Fully Anharmonic, Non-Perturbative First-Principles Theory of Electronic-Vibrational Coupling in Solids

The coupling between nuclear vibrations and the electronic structure plays a pivotal role for many material properties, including optical absorption and electronic transport. In this regard, however, todays state-of-the-art methodologies rely on two approximations [1]: the harmonic (phonon) approximation for the nuclear motion and the linear response description of the electronic structure with respect to harmonic displacements. In this work, we overcome both these approximations by performing fully anharmonic ab initio molecular dynamics (aiMD) calculations and by accounting for the non-perturbative, self-consistent response of the wavefunctions along the aiMD trajectory.

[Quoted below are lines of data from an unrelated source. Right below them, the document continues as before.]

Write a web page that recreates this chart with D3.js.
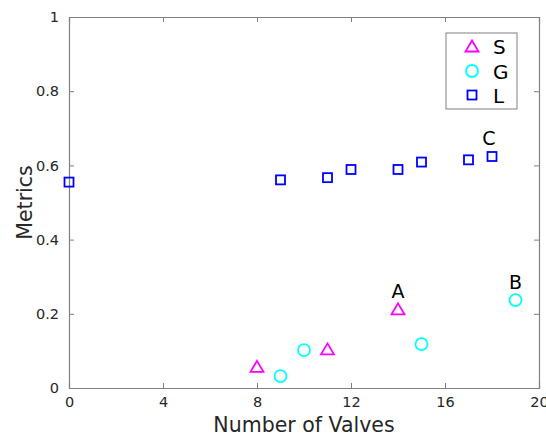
<!DOCTYPE html>
<html><head><meta charset="utf-8">
<script src="https://cdn.jsdelivr.net/npm/d3@7"></script>
<style>body{margin:0;background:#fff}svg{display:block}text{font-family:"DejaVu Sans",sans-serif}</style>
</head><body><svg id="c" width="546" height="436"></svg>
<script>
const xTicks = [0, 4, 8, 12, 16, 20];
const yTicks = [0, 0.2, 0.4, 0.6, 0.8, 1];
const sX = [8, 11, 14];
const sY = [0.057, 0.104, 0.212];
const gX = [9, 10, 15, 19];
const gY = [0.032, 0.102, 0.118, 0.237];
const lX = [0, 9, 11, 12, 14, 15, 17, 18];
const lY = [0.555, 0.561, 0.567, 0.589, 0.589, 0.609, 0.615, 0.624];
const annText = ["A", "B", "C"];
const annX = [14, 19, 18];
const annY = [0.212, 0.237, 0.624];
const legendNames = ["S", "G", "L"];

const svg = d3.select("#c");
const L = 69, R = 539, T = 17, B = 388;
const x = d3.scaleLinear().domain([0, 20]).range([L, R]);
const y = d3.scaleLinear().domain([0, 1]).range([B, T]);
const axisCol = "#808080", txtCol = "#262626";

function styleAxis(g, hide) {
  g.select(".domain").attr("stroke", axisCol).attr("stroke-width", 1.2);
  g.selectAll(".tick line").attr("stroke", axisCol);
  g.selectAll(".tick text").attr("fill", txtCol).style("font-size", "14.5px");
  if (hide) g.selectAll(".tick text").remove();
}
svg.append("g").attr("transform", `translate(0,${B})`)
  .call(d3.axisBottom(x).tickValues(xTicks).tickSize(-5).tickPadding(9).tickFormat(d3.format("d")))
  .call(g => styleAxis(g));
svg.append("g").attr("transform", `translate(0,${T})`)
  .call(d3.axisTop(x).tickValues(xTicks).tickSize(-5))
  .call(g => styleAxis(g, true));
svg.append("g").attr("transform", `translate(${L},0)`)
  .call(d3.axisLeft(y).tickValues(yTicks).tickSize(-5).tickPadding(10).tickFormat(d => d === 0 || d === 1 ? d3.format("d")(d) : d3.format(".1f")(d)))
  .call(g => styleAxis(g));
svg.append("g").attr("transform", `translate(${R},0)`)
  .call(d3.axisRight(y).tickValues(yTicks).tickSize(-5))
  .call(g => styleAxis(g, true));

svg.append("text").attr("x", (L + R) / 2).attr("y", 432).attr("text-anchor", "middle")
  .attr("fill", txtCol).style("font-size", "20.5px").text("Number of Valves");
svg.append("text").attr("transform", `translate(32,${(T + B) / 2}) rotate(-90)`).attr("text-anchor", "middle")
  .attr("fill", txtCol).style("font-size", "20.5px").text("Metrics");

function drawTri(g, cx, cy) {
  g.append("path").attr("d", "M0,-6 L6.5,5 L-6.5,5 Z").attr("transform", `translate(${cx},${cy})`)
    .attr("fill", "none").attr("stroke", "#ff00ff").attr("stroke-width", 1.8);
}
function drawCirc(g, cx, cy) {
  g.append("circle").attr("cx", cx).attr("cy", cy).attr("r", 6)
    .attr("fill", "none").attr("stroke", "#00ffff").attr("stroke-width", 1.8);
}
function drawSq(g, cx, cy) {
  g.append("rect").attr("x", cx - 4.5).attr("y", cy - 4.5).attr("width", 9).attr("height", 9)
    .attr("fill", "none").attr("stroke", "#0000ff").attr("stroke-width", 1.8);
}
const pts = svg.append("g");
lX.forEach((v, i) => drawSq(pts, x(v), y(lY[i])));
sX.forEach((v, i) => drawTri(pts, x(v), y(sY[i])));
gX.forEach((v, i) => drawCirc(pts, x(v), y(gY[i])));

annText.forEach((t, i) => {
  svg.append("text").attr("x", x(annX[i]) - (t === "C" ? 3 : 0)).attr("y", y(annY[i]) - 11)
    .attr("text-anchor", "middle").attr("fill", "#000").style("font-size", "19px").text(t);
});

const lg = svg.append("g");
lg.append("rect").attr("x", 446).attr("y", 33).attr("width", 71).attr("height", 76)
  .attr("fill", "#fff").attr("stroke", axisCol).attr("stroke-width", 1);
const rowsY = [46.5, 71, 95];
drawTri(lg, 472, rowsY[0]);
drawCirc(lg, 472, rowsY[1]);
drawSq(lg, 472, rowsY[2]);
legendNames.forEach((n, i) => lg.append("text").attr("x", 493).attr("y", rowsY[i] + 7.5)
  .attr("fill", "#000").style("font-size", "20px").text(n));
</script></body></html>
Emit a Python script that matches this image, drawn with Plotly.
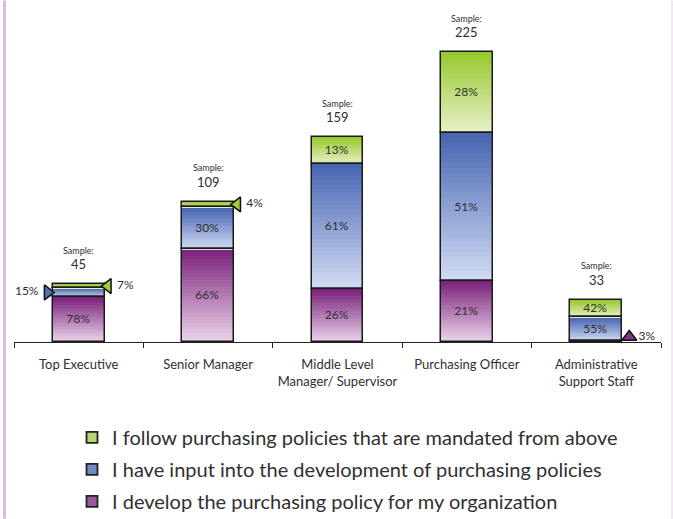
import plotly.graph_objects as go

# ---------------- data ----------------
categories = ["Top Executive", "Senior Manager", "Middle Level<br>Manager/ Supervisor",
              "Purchasing Officer", "Administrative<br>Support Staff"]
samples = [45, 109, 159, 225, 33]
pct_develop = [78, 66, 26, 21, 3]
pct_input = [15, 30, 61, 51, 55]
pct_follow = [7, 4, 13, 28, 42]
series_names = ["I develop the purchasing policy for my organization",
                "I have input into the development of purchasing policies",
                "I follow purchasing policies that are mandated from above"]

# ---------------- style ----------------
FONT = "Lato"
TXT = "#303030"
WT = 400
grad = [((122, 32, 122), (236, 214, 236)),   # purple
        ((70, 100, 176), (210, 220, 243)),   # blue
        ((150, 200, 45), (234, 241, 202))]   # green
solid = ["#9a5a9b", "#7088c4", "#b5d66a"]
N = 30
W = 0.4

pcts = [pct_develop, pct_input, pct_follow]
counts = [[s * p / 100 for s, p in zip(samples, pc)] for pc in pcts]
bases = []
run = [0.0] * len(samples)
for c in counts:
    bases.append(run[:])
    run = [r + v for r, v in zip(run, c)]

xs = list(range(len(categories)))
callouts = {(1, 0): "left", (2, 0): "right", (2, 1): "right", (0, 4): "up"}

fig = go.Figure()

def mix(a, b, t):
    return "rgb(%d,%d,%d)" % tuple(round(a[k] + (b[k] - a[k]) * t) for k in range(3))

# gradient slices
for s in range(3):
    top, bot = grad[s]
    for i in range(N):
        t = (i + 0.5) / N
        fig.add_trace(go.Bar(
            x=xs, y=[h / N * 1.02 for h in counts[s]],
            base=[b + h * i / N for b, h in zip(bases[s], counts[s])],
            width=W, marker=dict(color=mix(bot, top, t), line=dict(width=0)),
            showlegend=False, hoverinfo="skip"))

# outlines + inside labels
for s in range(3):
    txt = ["" if (s, c) in callouts else f"{pcts[s][c]}%" for c in xs]
    fig.add_trace(go.Bar(
        x=xs, y=counts[s], base=bases[s], width=W,
        marker=dict(color="rgba(0,0,0,0)", line=dict(color="#1a1a1a", width=1.5)),
        text=txt, textposition="inside", insidetextanchor="middle",
        textangle=0, constraintext="none",
        textfont=dict(family=FONT, size=12, color=TXT, weight=WT),
        showlegend=False, hoverinfo="skip"))

# callouts (triangles)
PPU = 1.29
for (s, c), side in callouts.items():
    ymid = bases[s][c] + counts[s][c] / 2
    if side == "left":
        x, sym, tp, y = c - 0.24, "triangle-right", "middle left", ymid
    elif side == "right":
        x, sym, tp, y = c + 0.225, "triangle-left", "middle right", ymid
    else:
        x, sym, tp, y = c + 0.255, "triangle-up", "middle right", bases[s][c] + 5 / PPU
    fig.add_trace(go.Scatter(
        x=[x], y=[y], mode="markers+text", text=[f"{pcts[s][c]}%"], textposition=tp,
        marker=dict(symbol=sym, size=13, color=mix(grad[s][0], grad[s][1], 0.1),
                    line=dict(color="#111", width=1.5)),
        textfont=dict(family=FONT, size=12, color=TXT, weight=WT), cliponaxis=False,
        showlegend=False, hoverinfo="skip"))

# legend entries
for s in [2, 1, 0]:
    fig.add_trace(go.Scatter(
        x=[None], y=[None], mode="markers", name=series_names[s], legendgroup=str(s),
        marker=dict(symbol="square", size=11, color=solid[s], line=dict(color="#222", width=1.8))))

# sample annotations
totals = [sum(counts[s][c] for s in range(3)) for c in xs]
for c in xs:
    fig.add_annotation(x=c, y=totals[c], text=str(samples[c]), showarrow=False,
                       yanchor="middle", yshift=20,
                       font=dict(family=FONT, size=13, color=TXT, weight=WT))
    fig.add_annotation(x=c, y=totals[c], text="Sample:", showarrow=False,
                       yanchor="middle", yshift=34,
                       font=dict(family=FONT, size=9, color=TXT, weight=WT))

TOP = 19.5
H = 342 - TOP
L, R = 14, 12
fig.update_layout(
    width=673, height=519, barmode="overlay", bargap=0,
    paper_bgcolor="white", plot_bgcolor="white",
    margin=dict(l=L, r=R, t=TOP, b=519 - 342, autoexpand=False),
    font=dict(family=FONT, color=TXT),
    xaxis=dict(range=[-0.5, 4.5], tickvals=xs, ticktext=categories, ticks="",
               showline=True, linecolor="#222", linewidth=1, showgrid=False, zeroline=False,
               tickfont=dict(family=FONT, size=13, color=TXT, weight=WT), ticklabelstandoff=10,
               minor=dict(tickvals=[-0.5, 0.5, 1.5, 2.5, 3.5, 4.5], ticks="outside",
                          ticklen=5, tickcolor="#222", tickwidth=1, showgrid=False)),
    yaxis=dict(range=[0, H / PPU], visible=False, showgrid=False, zeroline=False),
    legend=dict(x=(72 - L) / 647, xanchor="left", y=(342 - 418) / H, yanchor="top",
                traceorder="grouped", tracegroupgap=3,
                font=dict(family=FONT, size=20, color=TXT, weight=WT), bgcolor="rgba(0,0,0,0)"),
    shapes=[
        dict(type="rect", xref="paper", yref="paper", x0=(3 - L) / 647, x1=(6 - L) / 647,
             y0=(342 - 519) / H, y1=342 / H, fillcolor="#d8bde0", line=dict(width=0), layer="below"),
        dict(type="line", xref="paper", yref="paper", x0=(672 - L) / 647, x1=(672 - L) / 647,
             y0=(342 - 519) / H, y1=342 / H, line=dict(color="#e2cfe6", width=1)),
    ],
)

fig.write_html("out.html", config={"displayModeBar": False},
               post_script="document.body.style.margin='0';")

By this means, we obtain fully anharmonic, vibronically renormalized spectral functions, from which macroscopic material properties like temperature-dependent band gaps and electronic transport coeffiecients are obtained. We validate our approach using silicon as an example, for which the traditional electron-phonon coupling formalism is recovered. Using cubic SrTiO₃ as example, we further demonstrate that anharmonic electronic-vibrational coupling effects not captured in traditional formalisms play a decisive role in complex materials like perovskites.
[1] F. Giustino, Rev. Mod. Phys. 89, 015003 (2017).